Eine schöne Begegnung gab es heute auch wieder beim Wandern.
„Hola, Hi, Hallo, Bonjour, Buen Camino!“, rasselt da plötzlich neben mir ein Pilger alles runter, was ihm gerade einfällt. Julius muss buchstäblich aus dem Nichts gekommen sein, als er urplötzlich in dem Moment neben mir steht, als ich mich gerade mental auf die Steigung vorbereite, die jetzt vor uns liegt.
Julius ist 19, stammt aus Leipzig und hat tausend Fragen. Das Übliche natürlich zuerst: Woher? Wohin? Wie lange schon? Und überhaupt sei Montréal für ihn eine Traumstadt.
„Warum gerade Montréal“, frage ich ihn.
„Cirque du Soleil!“, kommt es aus Julius wie aus der Pistole geschossen. Das wäre sein Traum, beim Cirque du Soleil aufzutreten, der ja schließlich aus Montréal stammt.
Julius ist nämlich Jongleur, Feuerschlucker und Fakir. Er habe gerade ein halbes Jahr in Nicaragua verbracht und sei dort mit einem Wanderzirkus herumgezogen.
Ich erzähle ihm, dass auch ich mir in seinem Alter das Geld für meine Reisen als Streetperformer verdient habe.
Julius ist beeindruckt. „Und jetzt machst du einfach mal kurz den Camino“, sagt er.
Naja, „einfach mal kurz so“ wird dem Anspruch an unser Jakobsweg- Projekt wohl nicht so richtig gerecht. „Für uns“, sage ich zu Julius, „ist das schon etwas sehr Besonderes“.
Und während ich jetzt ernsthaft Anlauf zu der Steigung nehme, erzählt mir dieser freundliche Kerl, dass er den Camino schon einmal als sechsjähriger Bengel gewandert sei.
Besonders cool fand er rückblickend, dass sich Papa ums Gepäck schleppen kümmerte und er, Julius, nur den Stock tragen musste.
„Genau den hier“, sagt er.

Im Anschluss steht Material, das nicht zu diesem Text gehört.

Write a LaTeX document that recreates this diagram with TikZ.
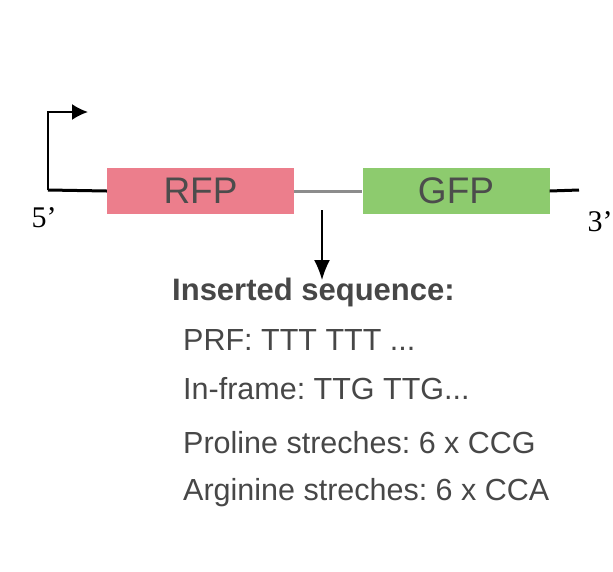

Und zeigt mir einen geschnitzten Nussbaumstock, eigentlich viel zu kurz für so einen langen Kerl wie Julius. Aber damals war er sechs. Da passte die Länge.
Er müsse jetzt Gas geben, entschuldigt sich mein neuer Kumpel jetzt. Er müsse heute Abend noch ein bisschen arbeiten.
Aha, arbeiten. „Was denn?“, will ich wissen.
„Jonglieren und Feuerspucken“, sagt er. „Vielleicht siehst du mich ja heute Abend an irgendeiner Straßenkreuzung in León!“
Ich bezweifle, dass ich Julius wiedersehen werde. Schade eigentlich. Aber nach Straßenkreuzungen ist mir nach einem anstrengenden Pilgertag so gar nicht zumute. Schon eher nach der Tapas-Bar von gegenüber. Die gönnen wir uns jetzt.
Entspannte Grüße in die weite Welt.
Und Buen Camino aus León!

Julius: Jongleur und Feuerspucker.

Brot frisch aus der Backstube: Buen Camino!
Looks like more than half-way is behind you now! Well done!